**SET TASK**
Type out the complete listing below word for word, without its pictures.

**DATA PROVIDED**
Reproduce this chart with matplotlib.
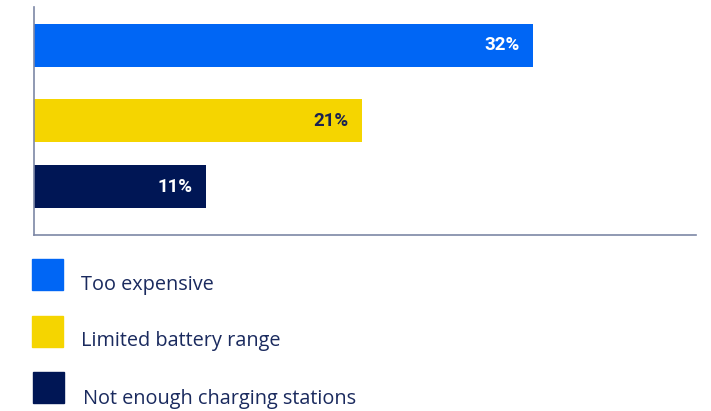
import matplotlib
matplotlib.use("Agg")
import matplotlib.pyplot as plt
from matplotlib.patches import Rectangle

categories = ["Too expensive", "Limited battery range", "Not enough charging stations"]
values = [32, 21, 11]
labels = ["32%", "21%", "11%"]
colors = ["#0066F5", "#F5D500", "#001655"]
label_colors = ["white", "#1A2352", "white"]

W, H = 711, 411
fig = plt.figure(figsize=(W / 100, H / 100), dpi=100)
ax = fig.add_axes([34 / W, 1 - 235 / H, (696 - 34) / W, (235 - 7) / H])

# layout: bar centres measured from the top of the axes (pixels)
centres = [38.5, 113.5, 179.5]
ax.barh(centres, values, height=43, color=colors)
ax.set_ylim(228, 0)
ax.set_xlim(0, 662 / 15.6)

for c, v, lab, lc in zip(centres, values, labels, label_colors):
    ax.text(v - 0.85, c, lab, ha="right", va="center", color=lc,
            fontsize=13.5, fontweight="bold", family="Roboto")

for s in ["top", "right"]:
    ax.spines[s].set_visible(False)
for s in ["left", "bottom"]:
    ax.spines[s].set_color("#7D87A6")
    ax.spines[s].set_linewidth(1.2)
ax.set_xticks([])
ax.set_yticks([])

# legend
sq_tops = [259, 316, 372]
sq_lefts = [32, 32, 33]
text_x = [81, 81, 83]
text_y = [285, 341, 399]
for t, l, tx, ty, col, cat in zip(sq_tops, sq_lefts, text_x, text_y, colors, categories):
    fig.add_artist(Rectangle((l / W, 1 - (t + 31) / H), 31 / W, 31 / H,
                             transform=fig.transFigure, color=col))
    fig.text(tx / W, 1 - ty / H, cat, ha="left", va="center",
             fontsize=14.3, color="#1A2A5E", family="Open Sans")

fig.savefig("out.png", dpi=100)
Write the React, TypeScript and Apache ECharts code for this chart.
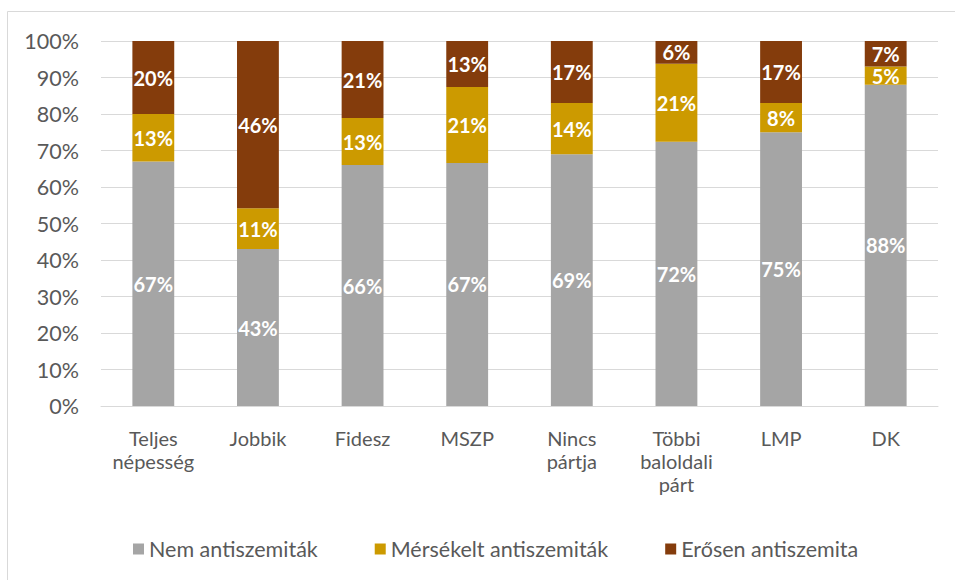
import React, { useEffect, useRef } from "react";
import * as echarts from "echarts";

const categories = [
  "Teljes\nnépesség",
  "Jobbik",
  "Fidesz",
  "MSZP",
  "Nincs\npártja",
  "Többi\nbaloldali\npárt",
  "LMP",
  "DK",
];
const seriesNames = ["Nem antiszemiták", "Mérsékelt antiszemiták", "Erősen antiszemita"];
const nemValues = [67.0, 43.0, 66.0, 66.6, 69.0, 72.4, 75.0, 88.0];
const mersekeltValues = [13.0, 11.2, 12.9, 20.8, 14.0, 21.4, 8.0, 5.0];
const erosenValues = [20.0, 45.8, 21.1, 12.6, 17.0, 6.2, 17.0, 7.0];
const yTicks = { min: 0, max: 100, interval: 10 };

const colors = ["#A5A5A5", "#CC9A00", "#843C0C"];
const FONT = "Lato";

export default function App() {
  const ref = useRef<HTMLDivElement>(null);
  useEffect(() => {
    if (!ref.current) return;
    const chart = echarts.init(ref.current, undefined, { renderer: "svg" });
    const data = [nemValues, mersekeltValues, erosenValues];
    chart.setOption({
      animation: false,
      textStyle: { fontFamily: FONT },
      graphic: [
        {
          type: "rect",
          shape: { x: 7.5, y: 11.5, width: 1000, height: 1000 },
          style: { fill: "none", stroke: "#D9D9D9", lineWidth: 1 },
          silent: true,
        },
      ],
      grid: { left: 101, right: 17, top: 41, bottom: 174, containLabel: false },
      legend: {
        top: 533,
        left: 128,
        itemWidth: 11,
        itemHeight: 11,
        itemGap: 57,
        icon: "rect",
        textStyle: { fontFamily: FONT, fontSize: 21.5, color: "#595959" },
        data: seriesNames,
      },
      xAxis: {
        type: "category",
        data: categories,
        axisLine: { lineStyle: { color: "#D9D9D9", width: 1 } },
        axisTick: { show: false },
        axisLabel: {
          color: "#595959",
          fontSize: 20,
          fontFamily: FONT,
          lineHeight: 23,
          margin: 20,
          interval: 0,
        },
      },
      yAxis: {
        type: "value",
        min: yTicks.min,
        max: yTicks.max,
        interval: yTicks.interval,
        axisLine: { show: false },
        axisTick: { show: false },
        splitLine: { lineStyle: { color: "#D9D9D9", width: 1 } },
        axisLabel: {
          formatter: "{value}%",
          color: "#595959",
          fontSize: 21.5,
          fontFamily: FONT,
          margin: 22,
        },
      },
      series: seriesNames.map((name, i) => ({
        name,
        type: "bar",
        stack: "total",
        barWidth: "40%",
        data: data[i],
        itemStyle: { color: colors[i] },
        label: {
          show: true,
          position: "inside",
          color: "#FFFFFF",
          fontWeight: "bold",
          fontFamily: FONT,
          fontSize: 20,
          formatter: (p: any) => Math.round(p.value) + "%",
        },
      })),
    });
    return () => chart.dispose();
  }, []);
  return (
    <div
      ref={ref}
      style={{ position: "absolute", left: 0, top: 0, width: 955, height: 580, background: "#fff" }}
    />
  );
}
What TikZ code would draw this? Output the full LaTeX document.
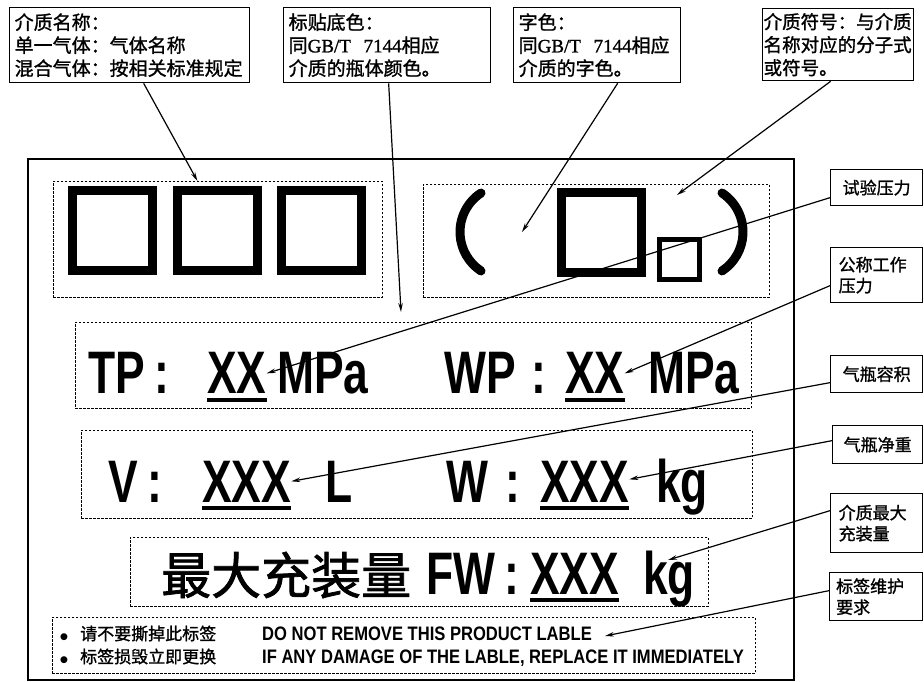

**FINISHED TASK**
Reproduce this chart with matplotlib.
import matplotlib
matplotlib.use("Agg")
import matplotlib.pyplot as plt
from matplotlib.patches import Rectangle

categories = ["Too expensive", "Limited battery range", "Not enough charging stations"]
values = [32, 21, 11]
labels = ["32%", "21%", "11%"]
colors = ["#0066F5", "#F5D500", "#001655"]
label_colors = ["white", "#1A2352", "white"]

W, H = 711, 411
fig = plt.figure(figsize=(W / 100, H / 100), dpi=100)
ax = fig.add_axes([34 / W, 1 - 235 / H, (696 - 34) / W, (235 - 7) / H])

# layout: bar centres measured from the top of the axes (pixels)
centres = [38.5, 113.5, 179.5]
ax.barh(centres, values, height=43, color=colors)
ax.set_ylim(228, 0)
ax.set_xlim(0, 662 / 15.6)

for c, v, lab, lc in zip(centres, values, labels, label_colors):
    ax.text(v - 0.85, c, lab, ha="right", va="center", color=lc,
            fontsize=13.5, fontweight="bold", family="Roboto")

for s in ["top", "right"]:
    ax.spines[s].set_visible(False)
for s in ["left", "bottom"]:
    ax.spines[s].set_color("#7D87A6")
    ax.spines[s].set_linewidth(1.2)
ax.set_xticks([])
ax.set_yticks([])

# legend
sq_tops = [259, 316, 372]
sq_lefts = [32, 32, 33]
text_x = [81, 81, 83]
text_y = [285, 341, 399]
for t, l, tx, ty, col, cat in zip(sq_tops, sq_lefts, text_x, text_y, colors, categories):
    fig.add_artist(Rectangle((l / W, 1 - (t + 31) / H), 31 / W, 31 / H,
                             transform=fig.transFigure, color=col))
    fig.text(tx / W, 1 - ty / H, cat, ha="left", va="center",
             fontsize=14.3, color="#1A2A5E", family="Open Sans")

fig.savefig("out.png", dpi=100)
Write the React, TypeScript and Apache ECharts code for this chart.
import React, { useEffect, useRef } from "react";
import * as echarts from "echarts";

const categories = [
  "Teljes\nnépesség",
  "Jobbik",
  "Fidesz",
  "MSZP",
  "Nincs\npártja",
  "Többi\nbaloldali\npárt",
  "LMP",
  "DK",
];
const seriesNames = ["Nem antiszemiták", "Mérsékelt antiszemiták", "Erősen antiszemita"];
const nemValues = [67.0, 43.0, 66.0, 66.6, 69.0, 72.4, 75.0, 88.0];
const mersekeltValues = [13.0, 11.2, 12.9, 20.8, 14.0, 21.4, 8.0, 5.0];
const erosenValues = [20.0, 45.8, 21.1, 12.6, 17.0, 6.2, 17.0, 7.0];
const yTicks = { min: 0, max: 100, interval: 10 };

const colors = ["#A5A5A5", "#CC9A00", "#843C0C"];
const FONT = "Lato";

export default function App() {
  const ref = useRef<HTMLDivElement>(null);
  useEffect(() => {
    if (!ref.current) return;
    const chart = echarts.init(ref.current, undefined, { renderer: "svg" });
    const data = [nemValues, mersekeltValues, erosenValues];
    chart.setOption({
      animation: false,
      textStyle: { fontFamily: FONT },
      graphic: [
        {
          type: "rect",
          shape: { x: 7.5, y: 11.5, width: 1000, height: 1000 },
          style: { fill: "none", stroke: "#D9D9D9", lineWidth: 1 },
          silent: true,
        },
      ],
      grid: { left: 101, right: 17, top: 41, bottom: 174, containLabel: false },
      legend: {
        top: 533,
        left: 128,
        itemWidth: 11,
        itemHeight: 11,
        itemGap: 57,
        icon: "rect",
        textStyle: { fontFamily: FONT, fontSize: 21.5, color: "#595959" },
        data: seriesNames,
      },
      xAxis: {
        type: "category",
        data: categories,
        axisLine: { lineStyle: { color: "#D9D9D9", width: 1 } },
        axisTick: { show: false },
        axisLabel: {
          color: "#595959",
          fontSize: 20,
          fontFamily: FONT,
          lineHeight: 23,
          margin: 20,
          interval: 0,
        },
      },
      yAxis: {
        type: "value",
        min: yTicks.min,
        max: yTicks.max,
        interval: yTicks.interval,
        axisLine: { show: false },
        axisTick: { show: false },
        splitLine: { lineStyle: { color: "#D9D9D9", width: 1 } },
        axisLabel: {
          formatter: "{value}%",
          color: "#595959",
          fontSize: 21.5,
          fontFamily: FONT,
          margin: 22,
        },
      },
      series: seriesNames.map((name, i) => ({
        name,
        type: "bar",
        stack: "total",
        barWidth: "40%",
        data: data[i],
        itemStyle: { color: colors[i] },
        label: {
          show: true,
          position: "inside",
          color: "#FFFFFF",
          fontWeight: "bold",
          fontFamily: FONT,
          fontSize: 20,
          formatter: (p: any) => Math.round(p.value) + "%",
        },
      })),
    });
    return () => chart.dispose();
  }, []);
  return (
    <div
      ref={ref}
      style={{ position: "absolute", left: 0, top: 0, width: 955, height: 580, background: "#fff" }}
    />
  );
}
What TikZ code would draw this? Output the full LaTeX document.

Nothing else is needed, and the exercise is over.